§ WORK TO BE COMPLETED
Only the lines from the start of the data through the line with "(0,0) rectangle (994,791);" belong in the copy. Restate them word for word, minus the pictures.

§ DATA SECTION

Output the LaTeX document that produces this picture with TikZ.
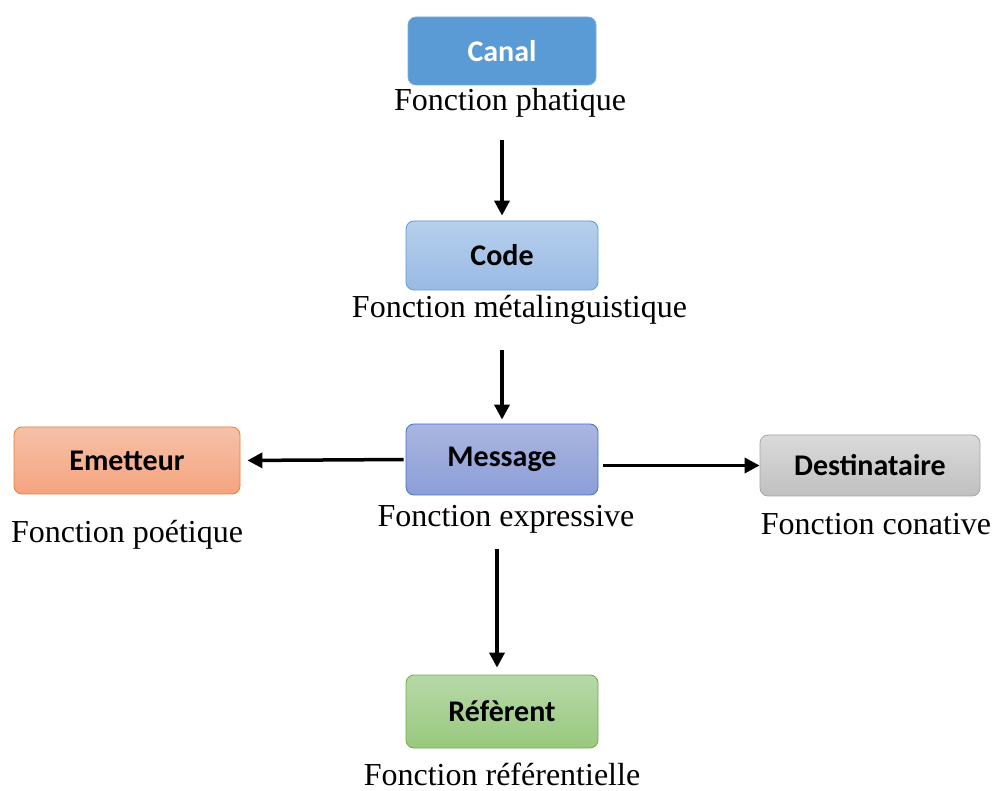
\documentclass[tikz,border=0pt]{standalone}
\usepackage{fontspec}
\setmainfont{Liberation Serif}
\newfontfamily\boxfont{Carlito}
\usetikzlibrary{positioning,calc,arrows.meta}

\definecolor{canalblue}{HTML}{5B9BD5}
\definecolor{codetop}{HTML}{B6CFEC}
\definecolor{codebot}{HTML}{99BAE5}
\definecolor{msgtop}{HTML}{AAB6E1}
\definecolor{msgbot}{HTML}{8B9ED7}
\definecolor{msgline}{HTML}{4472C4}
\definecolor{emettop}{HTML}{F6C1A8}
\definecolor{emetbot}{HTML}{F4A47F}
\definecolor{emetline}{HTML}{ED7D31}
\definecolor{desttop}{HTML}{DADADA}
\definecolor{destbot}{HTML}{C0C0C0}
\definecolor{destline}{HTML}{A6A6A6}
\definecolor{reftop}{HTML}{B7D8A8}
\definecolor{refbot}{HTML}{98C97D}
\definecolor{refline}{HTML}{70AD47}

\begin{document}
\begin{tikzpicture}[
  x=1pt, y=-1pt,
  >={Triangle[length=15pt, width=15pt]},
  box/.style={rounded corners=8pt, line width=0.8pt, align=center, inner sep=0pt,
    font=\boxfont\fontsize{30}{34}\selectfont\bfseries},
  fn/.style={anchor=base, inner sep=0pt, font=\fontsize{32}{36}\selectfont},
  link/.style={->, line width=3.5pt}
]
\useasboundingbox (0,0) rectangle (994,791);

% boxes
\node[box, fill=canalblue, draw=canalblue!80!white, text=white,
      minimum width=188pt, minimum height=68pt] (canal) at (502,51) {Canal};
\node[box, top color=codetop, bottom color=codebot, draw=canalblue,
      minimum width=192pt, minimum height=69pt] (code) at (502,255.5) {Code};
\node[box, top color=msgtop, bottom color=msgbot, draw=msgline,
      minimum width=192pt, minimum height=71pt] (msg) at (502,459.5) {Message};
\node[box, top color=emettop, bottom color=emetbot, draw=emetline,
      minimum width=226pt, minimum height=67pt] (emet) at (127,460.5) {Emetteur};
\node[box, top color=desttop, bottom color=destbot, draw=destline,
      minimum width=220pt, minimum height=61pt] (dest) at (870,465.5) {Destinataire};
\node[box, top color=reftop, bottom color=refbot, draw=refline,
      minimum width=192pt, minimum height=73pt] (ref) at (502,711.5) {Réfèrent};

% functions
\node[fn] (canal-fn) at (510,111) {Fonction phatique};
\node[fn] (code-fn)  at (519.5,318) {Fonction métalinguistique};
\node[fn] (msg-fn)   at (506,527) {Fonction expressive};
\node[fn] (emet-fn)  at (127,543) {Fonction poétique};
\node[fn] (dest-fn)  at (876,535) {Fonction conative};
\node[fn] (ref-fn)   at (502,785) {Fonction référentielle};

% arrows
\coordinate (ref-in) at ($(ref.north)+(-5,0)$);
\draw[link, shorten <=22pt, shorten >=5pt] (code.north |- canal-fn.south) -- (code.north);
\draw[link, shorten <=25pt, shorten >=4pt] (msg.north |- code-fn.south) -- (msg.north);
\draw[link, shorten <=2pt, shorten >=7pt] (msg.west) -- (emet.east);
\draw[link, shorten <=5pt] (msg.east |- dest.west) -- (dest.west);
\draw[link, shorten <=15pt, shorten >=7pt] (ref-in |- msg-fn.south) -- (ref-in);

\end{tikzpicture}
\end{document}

§ THE RESPONSE
Output the LaTeX document that produces this picture with TikZ.
\documentclass[tikz,border=0pt]{standalone}
\usepackage{fontspec}
\setmainfont{Liberation Serif}
\newfontfamily\boxfont{Carlito}
\usetikzlibrary{positioning,calc,arrows.meta}

\definecolor{canalblue}{HTML}{5B9BD5}
\definecolor{codetop}{HTML}{B6CFEC}
\definecolor{codebot}{HTML}{99BAE5}
\definecolor{msgtop}{HTML}{AAB6E1}
\definecolor{msgbot}{HTML}{8B9ED7}
\definecolor{msgline}{HTML}{4472C4}
\definecolor{emettop}{HTML}{F6C1A8}
\definecolor{emetbot}{HTML}{F4A47F}
\definecolor{emetline}{HTML}{ED7D31}
\definecolor{desttop}{HTML}{DADADA}
\definecolor{destbot}{HTML}{C0C0C0}
\definecolor{destline}{HTML}{A6A6A6}
\definecolor{reftop}{HTML}{B7D8A8}
\definecolor{refbot}{HTML}{98C97D}
\definecolor{refline}{HTML}{70AD47}

\begin{document}
\begin{tikzpicture}[
  x=1pt, y=-1pt,
  >={Triangle[length=15pt, width=15pt]},
  box/.style={rounded corners=8pt, line width=0.8pt, align=center, inner sep=0pt,
    font=\boxfont\fontsize{30}{34}\selectfont\bfseries},
  fn/.style={anchor=base, inner sep=0pt, font=\fontsize{32}{36}\selectfont},
  link/.style={->, line width=3.5pt}
]
\useasboundingbox (0,0) rectangle (994,791);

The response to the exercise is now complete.